Work out the number of lines with the word "this" in the material below, then reply with that number only.

··· Extracted material ···

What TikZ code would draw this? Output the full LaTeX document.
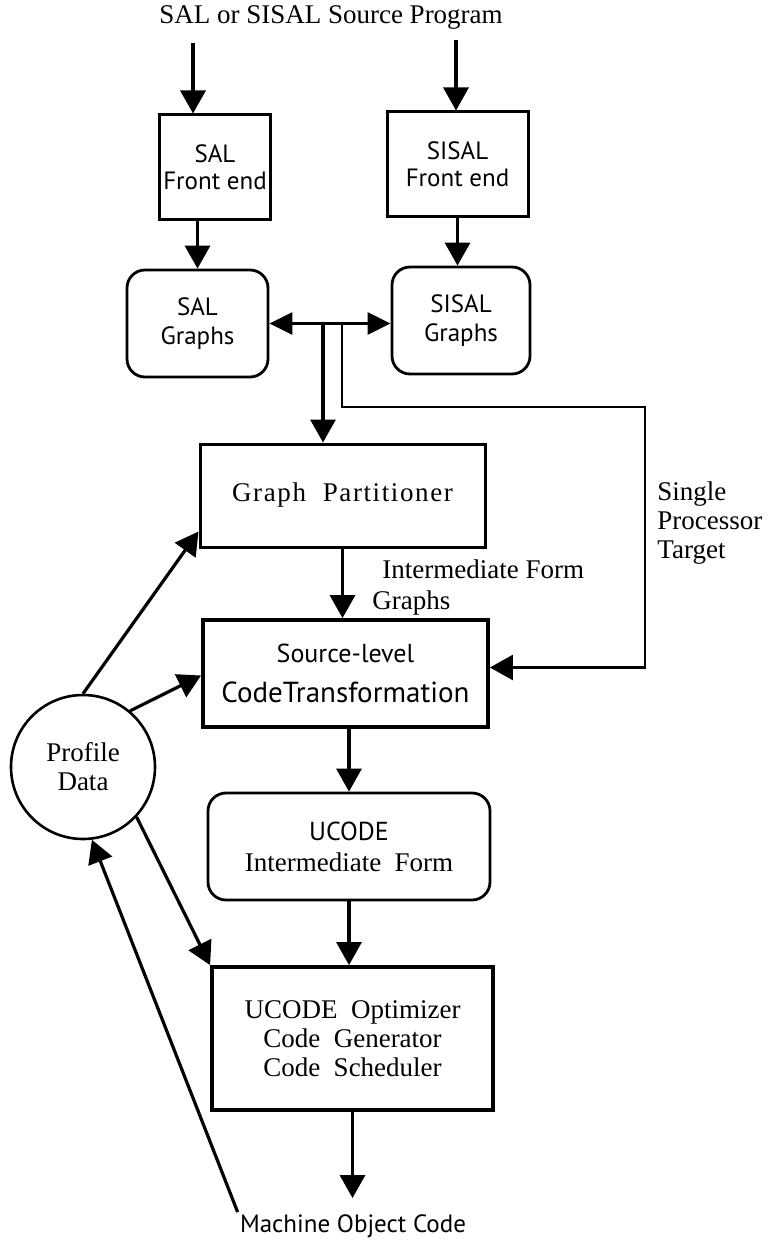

···
··· Extracted material ···

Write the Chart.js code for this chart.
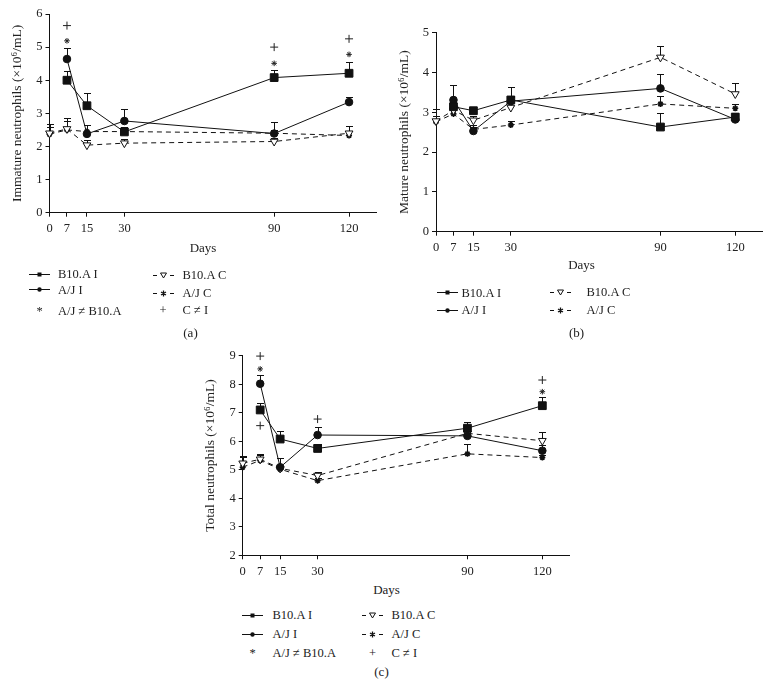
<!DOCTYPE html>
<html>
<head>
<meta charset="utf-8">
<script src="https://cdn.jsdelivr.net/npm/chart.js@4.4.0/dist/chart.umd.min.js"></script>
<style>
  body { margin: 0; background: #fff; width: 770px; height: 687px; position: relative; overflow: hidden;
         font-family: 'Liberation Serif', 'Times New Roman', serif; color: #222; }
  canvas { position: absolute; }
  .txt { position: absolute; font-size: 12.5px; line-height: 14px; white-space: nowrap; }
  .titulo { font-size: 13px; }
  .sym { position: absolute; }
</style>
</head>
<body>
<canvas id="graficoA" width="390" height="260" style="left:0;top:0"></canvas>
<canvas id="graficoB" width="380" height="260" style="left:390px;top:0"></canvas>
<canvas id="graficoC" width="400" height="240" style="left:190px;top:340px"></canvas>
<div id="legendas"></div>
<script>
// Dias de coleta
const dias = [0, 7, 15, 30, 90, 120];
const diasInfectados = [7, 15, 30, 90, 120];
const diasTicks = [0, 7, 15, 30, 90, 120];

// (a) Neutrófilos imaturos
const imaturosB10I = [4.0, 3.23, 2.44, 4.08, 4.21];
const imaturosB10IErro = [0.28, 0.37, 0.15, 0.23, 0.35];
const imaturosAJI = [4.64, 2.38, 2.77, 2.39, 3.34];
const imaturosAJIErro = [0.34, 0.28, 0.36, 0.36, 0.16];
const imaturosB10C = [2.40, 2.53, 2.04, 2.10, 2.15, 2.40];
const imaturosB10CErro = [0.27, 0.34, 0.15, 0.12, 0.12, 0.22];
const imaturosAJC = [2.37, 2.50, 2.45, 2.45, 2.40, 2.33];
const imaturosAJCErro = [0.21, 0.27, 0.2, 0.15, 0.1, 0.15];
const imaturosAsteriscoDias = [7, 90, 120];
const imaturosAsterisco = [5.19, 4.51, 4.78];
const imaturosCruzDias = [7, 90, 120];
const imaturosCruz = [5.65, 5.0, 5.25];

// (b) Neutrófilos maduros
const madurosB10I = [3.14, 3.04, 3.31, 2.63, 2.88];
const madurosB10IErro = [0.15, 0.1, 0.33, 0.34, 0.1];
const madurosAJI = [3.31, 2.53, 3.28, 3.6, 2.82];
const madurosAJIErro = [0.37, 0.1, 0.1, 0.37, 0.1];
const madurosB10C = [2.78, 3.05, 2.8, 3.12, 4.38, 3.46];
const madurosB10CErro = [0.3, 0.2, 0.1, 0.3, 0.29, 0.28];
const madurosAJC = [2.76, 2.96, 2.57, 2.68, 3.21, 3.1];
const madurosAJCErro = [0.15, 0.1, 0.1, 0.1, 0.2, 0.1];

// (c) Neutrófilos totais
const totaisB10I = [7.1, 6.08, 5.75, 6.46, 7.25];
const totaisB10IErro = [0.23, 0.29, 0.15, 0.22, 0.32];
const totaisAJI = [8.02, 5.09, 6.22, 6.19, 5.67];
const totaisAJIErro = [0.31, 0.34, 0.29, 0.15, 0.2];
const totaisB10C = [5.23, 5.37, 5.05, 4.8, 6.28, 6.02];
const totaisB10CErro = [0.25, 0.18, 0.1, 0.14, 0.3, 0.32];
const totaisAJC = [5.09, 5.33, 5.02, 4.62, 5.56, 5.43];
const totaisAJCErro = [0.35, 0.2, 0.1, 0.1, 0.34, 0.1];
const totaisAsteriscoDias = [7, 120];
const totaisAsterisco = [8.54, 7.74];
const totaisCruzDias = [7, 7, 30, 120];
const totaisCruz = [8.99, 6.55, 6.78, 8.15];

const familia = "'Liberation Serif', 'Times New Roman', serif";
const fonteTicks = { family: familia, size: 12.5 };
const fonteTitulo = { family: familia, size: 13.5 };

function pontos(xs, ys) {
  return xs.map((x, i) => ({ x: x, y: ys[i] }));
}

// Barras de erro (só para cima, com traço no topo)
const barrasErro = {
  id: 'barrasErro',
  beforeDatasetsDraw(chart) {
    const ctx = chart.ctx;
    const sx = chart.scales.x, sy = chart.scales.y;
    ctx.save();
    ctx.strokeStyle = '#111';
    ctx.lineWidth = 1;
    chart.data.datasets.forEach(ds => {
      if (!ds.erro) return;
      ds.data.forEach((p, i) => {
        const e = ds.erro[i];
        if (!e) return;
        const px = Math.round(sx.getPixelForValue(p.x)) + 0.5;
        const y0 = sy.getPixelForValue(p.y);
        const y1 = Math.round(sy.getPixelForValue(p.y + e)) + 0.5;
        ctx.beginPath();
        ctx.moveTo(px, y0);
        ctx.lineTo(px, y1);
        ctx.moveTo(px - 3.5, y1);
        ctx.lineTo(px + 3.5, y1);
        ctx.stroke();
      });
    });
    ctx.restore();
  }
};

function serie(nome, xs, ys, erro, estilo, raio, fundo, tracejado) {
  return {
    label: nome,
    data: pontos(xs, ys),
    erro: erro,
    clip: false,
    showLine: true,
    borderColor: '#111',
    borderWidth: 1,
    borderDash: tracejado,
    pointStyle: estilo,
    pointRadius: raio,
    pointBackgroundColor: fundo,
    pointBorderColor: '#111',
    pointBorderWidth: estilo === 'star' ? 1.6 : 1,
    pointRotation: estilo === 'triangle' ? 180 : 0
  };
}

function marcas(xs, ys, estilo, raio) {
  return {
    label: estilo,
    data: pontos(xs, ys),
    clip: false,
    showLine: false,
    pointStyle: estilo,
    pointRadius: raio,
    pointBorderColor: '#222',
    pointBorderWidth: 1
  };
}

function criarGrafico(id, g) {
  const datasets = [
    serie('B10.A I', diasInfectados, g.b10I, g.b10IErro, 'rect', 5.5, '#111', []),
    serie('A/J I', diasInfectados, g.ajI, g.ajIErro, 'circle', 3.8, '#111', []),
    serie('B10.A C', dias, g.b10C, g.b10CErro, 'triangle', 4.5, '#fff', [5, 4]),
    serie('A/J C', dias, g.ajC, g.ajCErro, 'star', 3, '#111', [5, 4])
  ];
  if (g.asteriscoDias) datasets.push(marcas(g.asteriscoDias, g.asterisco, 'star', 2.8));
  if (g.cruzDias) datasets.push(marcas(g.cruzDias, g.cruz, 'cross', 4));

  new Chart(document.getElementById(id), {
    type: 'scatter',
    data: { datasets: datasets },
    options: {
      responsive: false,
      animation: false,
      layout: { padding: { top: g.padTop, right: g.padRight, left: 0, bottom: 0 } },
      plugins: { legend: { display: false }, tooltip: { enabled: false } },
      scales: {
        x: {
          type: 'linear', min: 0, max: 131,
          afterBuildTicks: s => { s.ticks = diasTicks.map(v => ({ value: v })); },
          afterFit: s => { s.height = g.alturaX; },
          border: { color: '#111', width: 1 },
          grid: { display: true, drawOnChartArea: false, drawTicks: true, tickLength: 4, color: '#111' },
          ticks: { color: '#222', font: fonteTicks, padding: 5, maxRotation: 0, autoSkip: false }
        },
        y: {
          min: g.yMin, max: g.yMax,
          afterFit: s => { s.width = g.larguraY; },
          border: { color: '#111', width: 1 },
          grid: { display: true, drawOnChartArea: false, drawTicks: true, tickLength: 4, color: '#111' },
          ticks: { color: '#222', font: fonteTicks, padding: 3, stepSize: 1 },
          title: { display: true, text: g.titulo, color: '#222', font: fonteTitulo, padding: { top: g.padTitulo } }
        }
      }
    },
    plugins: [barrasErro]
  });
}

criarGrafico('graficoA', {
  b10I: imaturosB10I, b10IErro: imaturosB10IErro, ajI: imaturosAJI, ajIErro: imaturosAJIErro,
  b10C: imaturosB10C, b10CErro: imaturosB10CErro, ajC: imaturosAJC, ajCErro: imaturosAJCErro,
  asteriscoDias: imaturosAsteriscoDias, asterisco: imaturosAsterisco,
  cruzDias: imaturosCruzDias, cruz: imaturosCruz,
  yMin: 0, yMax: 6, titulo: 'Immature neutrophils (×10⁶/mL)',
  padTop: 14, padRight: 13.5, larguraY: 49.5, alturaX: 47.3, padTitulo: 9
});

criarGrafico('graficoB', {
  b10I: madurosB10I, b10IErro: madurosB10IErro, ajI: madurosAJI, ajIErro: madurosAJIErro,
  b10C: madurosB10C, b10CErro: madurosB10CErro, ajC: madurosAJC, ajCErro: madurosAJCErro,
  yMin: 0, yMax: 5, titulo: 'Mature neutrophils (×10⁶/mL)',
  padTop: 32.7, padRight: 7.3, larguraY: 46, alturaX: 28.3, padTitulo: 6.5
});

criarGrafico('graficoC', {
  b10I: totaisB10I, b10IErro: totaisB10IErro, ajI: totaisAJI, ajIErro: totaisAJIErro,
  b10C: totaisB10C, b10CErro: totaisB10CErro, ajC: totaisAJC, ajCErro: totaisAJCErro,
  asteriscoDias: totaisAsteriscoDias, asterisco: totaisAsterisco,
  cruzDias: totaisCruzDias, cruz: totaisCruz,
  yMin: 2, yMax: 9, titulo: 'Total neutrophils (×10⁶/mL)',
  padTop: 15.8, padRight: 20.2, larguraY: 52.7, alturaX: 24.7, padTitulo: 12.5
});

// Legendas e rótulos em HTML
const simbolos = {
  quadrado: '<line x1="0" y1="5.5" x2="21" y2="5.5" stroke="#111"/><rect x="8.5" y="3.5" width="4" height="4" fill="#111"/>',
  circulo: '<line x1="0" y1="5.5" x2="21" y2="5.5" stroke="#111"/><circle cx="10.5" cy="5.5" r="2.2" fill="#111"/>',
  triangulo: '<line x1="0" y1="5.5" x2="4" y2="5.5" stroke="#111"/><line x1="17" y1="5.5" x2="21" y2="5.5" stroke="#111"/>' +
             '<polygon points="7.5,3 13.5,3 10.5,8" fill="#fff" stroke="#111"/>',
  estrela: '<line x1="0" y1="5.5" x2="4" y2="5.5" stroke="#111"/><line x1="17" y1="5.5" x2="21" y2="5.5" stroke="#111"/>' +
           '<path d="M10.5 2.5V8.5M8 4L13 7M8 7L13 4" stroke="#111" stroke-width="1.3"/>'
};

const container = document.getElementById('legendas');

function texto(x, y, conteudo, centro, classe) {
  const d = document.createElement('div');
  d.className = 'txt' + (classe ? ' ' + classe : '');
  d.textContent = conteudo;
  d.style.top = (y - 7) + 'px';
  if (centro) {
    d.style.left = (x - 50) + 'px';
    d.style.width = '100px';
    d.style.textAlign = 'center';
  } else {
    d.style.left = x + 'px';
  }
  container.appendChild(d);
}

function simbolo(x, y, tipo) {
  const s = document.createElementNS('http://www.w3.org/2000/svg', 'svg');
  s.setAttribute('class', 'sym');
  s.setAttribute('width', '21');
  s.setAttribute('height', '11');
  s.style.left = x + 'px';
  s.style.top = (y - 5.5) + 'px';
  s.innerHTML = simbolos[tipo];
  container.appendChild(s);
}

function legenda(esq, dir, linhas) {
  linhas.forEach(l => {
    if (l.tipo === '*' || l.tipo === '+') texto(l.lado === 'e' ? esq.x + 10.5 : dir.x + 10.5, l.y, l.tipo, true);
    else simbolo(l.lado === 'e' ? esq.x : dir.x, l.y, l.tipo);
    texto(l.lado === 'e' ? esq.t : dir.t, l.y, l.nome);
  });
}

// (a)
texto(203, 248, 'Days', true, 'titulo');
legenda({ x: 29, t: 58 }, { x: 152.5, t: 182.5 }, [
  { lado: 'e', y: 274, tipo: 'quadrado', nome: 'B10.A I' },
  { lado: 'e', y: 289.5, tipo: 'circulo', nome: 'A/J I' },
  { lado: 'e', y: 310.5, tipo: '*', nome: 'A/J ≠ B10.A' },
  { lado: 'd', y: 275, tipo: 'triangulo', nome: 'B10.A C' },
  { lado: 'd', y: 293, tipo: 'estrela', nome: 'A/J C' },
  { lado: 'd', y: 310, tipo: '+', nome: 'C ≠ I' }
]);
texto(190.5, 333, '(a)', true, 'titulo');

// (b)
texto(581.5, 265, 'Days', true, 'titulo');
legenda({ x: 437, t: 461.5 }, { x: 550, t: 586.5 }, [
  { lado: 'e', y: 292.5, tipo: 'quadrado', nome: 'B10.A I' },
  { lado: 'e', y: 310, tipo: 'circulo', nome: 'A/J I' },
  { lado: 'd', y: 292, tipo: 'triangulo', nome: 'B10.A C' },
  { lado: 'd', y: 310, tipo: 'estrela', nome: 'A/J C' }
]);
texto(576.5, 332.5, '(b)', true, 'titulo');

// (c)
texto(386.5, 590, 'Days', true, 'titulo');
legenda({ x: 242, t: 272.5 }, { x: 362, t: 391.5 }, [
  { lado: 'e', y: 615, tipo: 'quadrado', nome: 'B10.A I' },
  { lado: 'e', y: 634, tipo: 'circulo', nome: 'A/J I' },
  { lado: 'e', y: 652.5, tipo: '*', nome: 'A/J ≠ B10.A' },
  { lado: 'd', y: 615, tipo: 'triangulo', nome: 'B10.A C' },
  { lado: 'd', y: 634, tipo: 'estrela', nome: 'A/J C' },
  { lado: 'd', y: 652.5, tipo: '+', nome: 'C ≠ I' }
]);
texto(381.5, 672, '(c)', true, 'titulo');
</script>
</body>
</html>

···

_Task result_.
2